Favorable court rulings enabled the special counsel’s free-for-all pursuit to question anyone in Trump’s orbit about both the documents and January 6 matters. Trump lost every legal challenge seeking executive privilege protections; Beryl Howell, the Obama-appointed D.C. District Court judge who handled all behind-the-scenes legal maneuvers by Special Counsel Robert Mueller and the dual criminal investigations into Trump by Biden’s Justice Department, in March took the highly unusual step of piercing attorney-client privilege between Trump and his lawyer, Evan Corcoran. Howell claimed Smith’s team had presented “sufficient” evidence to activate the “crime fraud” exception to compel Corcoran’s grand jury testimony and production of his records pertaining to Trump.
It appears Smith empaneled a grand jury recently in southern Florida amid venue concerns although most of the investigative work was conducted in the hyper-partisan courthouse in Washington, D.C.. According to the Times, “prosecutors would simply have to read the early grand jury transcripts to the new grand jurors or have federal agents offer them a summary of the most important points” to obtain the indictment in the Florida jurisdiction.
Garland also appointed former U.S. Attorney Robert Hur as special counsel in January to investigate Joe Biden’s handling and storage of classified documents. Former Vice President Mike Pence, who is planning to challenge Trump in the 2024 presidential primary, recently was cleared of any wrongdoing related to his possession of classified materials.

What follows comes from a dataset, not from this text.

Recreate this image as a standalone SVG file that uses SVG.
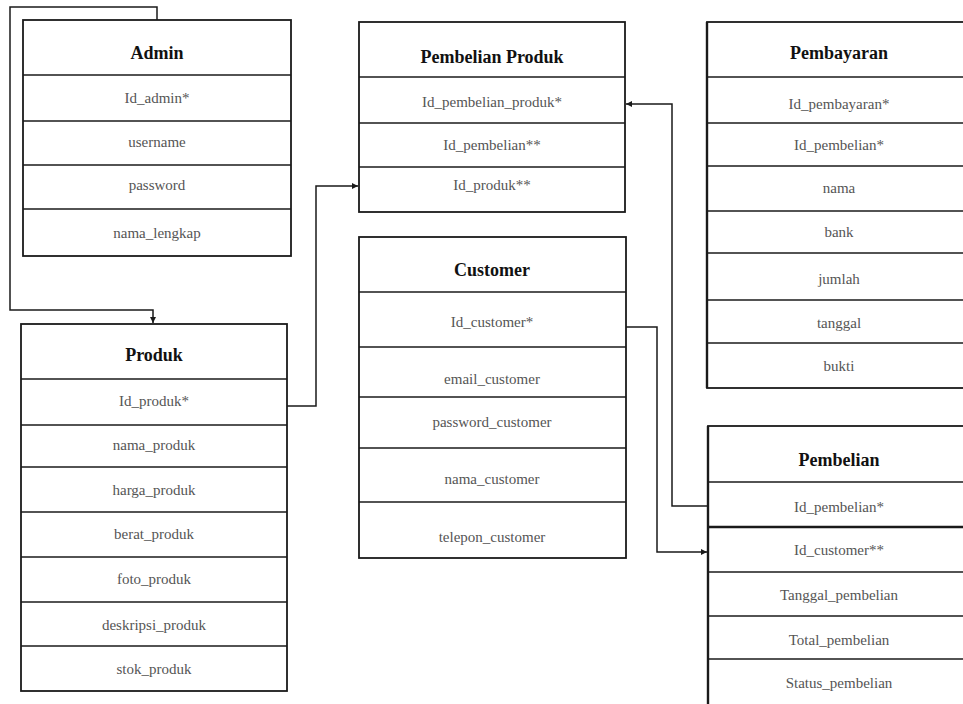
<svg xmlns="http://www.w3.org/2000/svg" width="963" height="704" viewBox="0 0 963 704">
<defs>
<style>
.box{fill:#fff;stroke:#1a1a1a;stroke-width:1.8}
.sep{stroke:#1a1a1a;stroke-width:1.6}
.title{font-family:"Liberation Serif",serif;font-weight:bold;font-size:18px;fill:#111;text-anchor:middle}
.attr{font-family:"Liberation Serif",serif;font-size:15px;fill:#555;text-anchor:middle}
.conn{fill:none;stroke:#1a1a1a;stroke-width:1.5}
</style>
<marker id="arr" markerUnits="userSpaceOnUse" markerWidth="8" markerHeight="8" refX="6" refY="3" orient="auto">
<path d="M0,0 L6,3 L0,6 Z" fill="#1a1a1a"/>
</marker>
</defs>
<rect width="963" height="704" fill="#fff"/>

<g id="connectors">
<path class="conn" d="M157,20 V7 H10 V310 H153 V323" marker-end="url(#arr)"/>
<path class="conn" d="M287,406 H316 V186 H358" marker-end="url(#arr)"/>
<path class="conn" d="M708,506 H672 V104 H626" marker-end="url(#arr)"/>
<path class="conn" d="M626,327 H657 V552 H707" marker-end="url(#arr)"/>
</g>

<g id="admin">
<rect class="box" x="23" y="20" width="268" height="236"/>
<line class="sep" x1="23" y1="75" x2="291" y2="75"/>
<line class="sep" x1="23" y1="121" x2="291" y2="121"/>
<line class="sep" x1="23" y1="165" x2="291" y2="165"/>
<line class="sep" x1="23" y1="209" x2="291" y2="209"/>
<text class="title" x="157" y="59">Admin</text>
<text class="attr" x="157" y="103">Id_admin*</text>
<text class="attr" x="157" y="147">username</text>
<text class="attr" x="157" y="190">password</text>
<text class="attr" x="157" y="238">nama_lengkap</text>
</g>

<g id="produk">
<rect class="box" x="21" y="324" width="266" height="367"/>
<line class="sep" x1="21" y1="379" x2="287" y2="379"/>
<line class="sep" x1="21" y1="425" x2="287" y2="425"/>
<line class="sep" x1="21" y1="467" x2="287" y2="467"/>
<line class="sep" x1="21" y1="512" x2="287" y2="512"/>
<line class="sep" x1="21" y1="557" x2="287" y2="557"/>
<line class="sep" x1="21" y1="602" x2="287" y2="602"/>
<line class="sep" x1="21" y1="646" x2="287" y2="646"/>
<text class="title" x="154" y="361">Produk</text>
<text class="attr" x="154" y="406">Id_produk*</text>
<text class="attr" x="154" y="450">nama_produk</text>
<text class="attr" x="154" y="495">harga_produk</text>
<text class="attr" x="154" y="539">berat_produk</text>
<text class="attr" x="154" y="584">foto_produk</text>
<text class="attr" x="154" y="630">deskripsi_produk</text>
<text class="attr" x="154" y="674">stok_produk</text>
</g>

<g id="pembelian-produk">
<rect class="box" x="359" y="22" width="266" height="190"/>
<line class="sep" x1="359" y1="77" x2="625" y2="77"/>
<line class="sep" x1="359" y1="123" x2="625" y2="123"/>
<line class="sep" x1="359" y1="167" x2="625" y2="167"/>
<text class="title" x="492" y="63">Pembelian Produk</text>
<text class="attr" x="492" y="107">Id_pembelian_produk*</text>
<text class="attr" x="492" y="150">Id_pembelian**</text>
<text class="attr" x="492" y="190">Id_produk**</text>
</g>

<g id="customer">
<rect class="box" x="359" y="237" width="267" height="321"/>
<line class="sep" x1="359" y1="292" x2="626" y2="292"/>
<line class="sep" x1="359" y1="347" x2="626" y2="347"/>
<line class="sep" x1="359" y1="397" x2="626" y2="397"/>
<line class="sep" x1="359" y1="448" x2="626" y2="448"/>
<line class="sep" x1="359" y1="502" x2="626" y2="502"/>
<text class="title" x="492" y="276">Customer</text>
<text class="attr" x="492" y="327">Id_customer*</text>
<text class="attr" x="492" y="384">email_customer</text>
<text class="attr" x="492" y="427">password_customer</text>
<text class="attr" x="492" y="484">nama_customer</text>
<text class="attr" x="492" y="542">telepon_customer</text>
</g>

<g id="pembayaran">
<rect class="box" x="707" y="22" width="262" height="366"/>
<line x1="707" y1="22" x2="707" y2="388" stroke="#1a1a1a" stroke-width="2.4"/>
<line class="sep" x1="707" y1="77" x2="969" y2="77"/>
<line class="sep" x1="707" y1="123" x2="969" y2="123"/>
<line class="sep" x1="707" y1="166" x2="969" y2="166"/>
<line class="sep" x1="707" y1="211" x2="969" y2="211"/>
<line class="sep" x1="707" y1="253" x2="969" y2="253"/>
<line class="sep" x1="707" y1="300" x2="969" y2="300"/>
<line class="sep" x1="707" y1="343" x2="969" y2="343"/>
<text class="title" x="839" y="59">Pembayaran</text>
<text class="attr" x="839" y="109">Id_pembayaran*</text>
<text class="attr" x="839" y="150">Id_pembelian*</text>
<text class="attr" x="839" y="193">nama</text>
<text class="attr" x="839" y="237">bank</text>
<text class="attr" x="839" y="284">jumlah</text>
<text class="attr" x="839" y="328">tanggal</text>
<text class="attr" x="839" y="371">bukti</text>
</g>

<g id="pembelian">
<rect class="box" x="708" y="426" width="262" height="290"/>
<line x1="708" y1="426" x2="708" y2="716" stroke="#1a1a1a" stroke-width="2.4"/>
<line class="sep" x1="708" y1="482" x2="970" y2="482"/>
<line x1="708" y1="527" x2="970" y2="527" stroke="#1a1a1a" stroke-width="2.6"/>
<line class="sep" x1="708" y1="572" x2="970" y2="572"/>
<line class="sep" x1="708" y1="616" x2="970" y2="616"/>
<line class="sep" x1="708" y1="659" x2="970" y2="659"/>
<text class="title" x="839" y="466">Pembelian</text>
<text class="attr" x="839" y="512">Id_pembelian*</text>
<text class="attr" x="839" y="555">Id_customer**</text>
<text class="attr" x="839" y="600">Tanggal_pembelian</text>
<text class="attr" x="839" y="645">Total_pembelian</text>
<text class="attr" x="839" y="688">Status_pembelian</text>
</g>
</svg>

Smith’s ongoing investigation into January 6, however, poses far greater legal jeopardy for Trump. Potential charges include obstruction of an official proceeding, conspiracy to obstruct, and witness tampering. Smith could pursue a seditious conspiracy count against Trump; six members of the Oath Keepers and four members of the Proud Boys, so-called “militia” groups involved in January 6 and tangentially tied to Trump, have been convicted by Washington juries of the rare, Civil War-era charge. Convictions have resulted in sentences as long as 18 years in prison. Smith could file January 6= related charges within the next several weeks.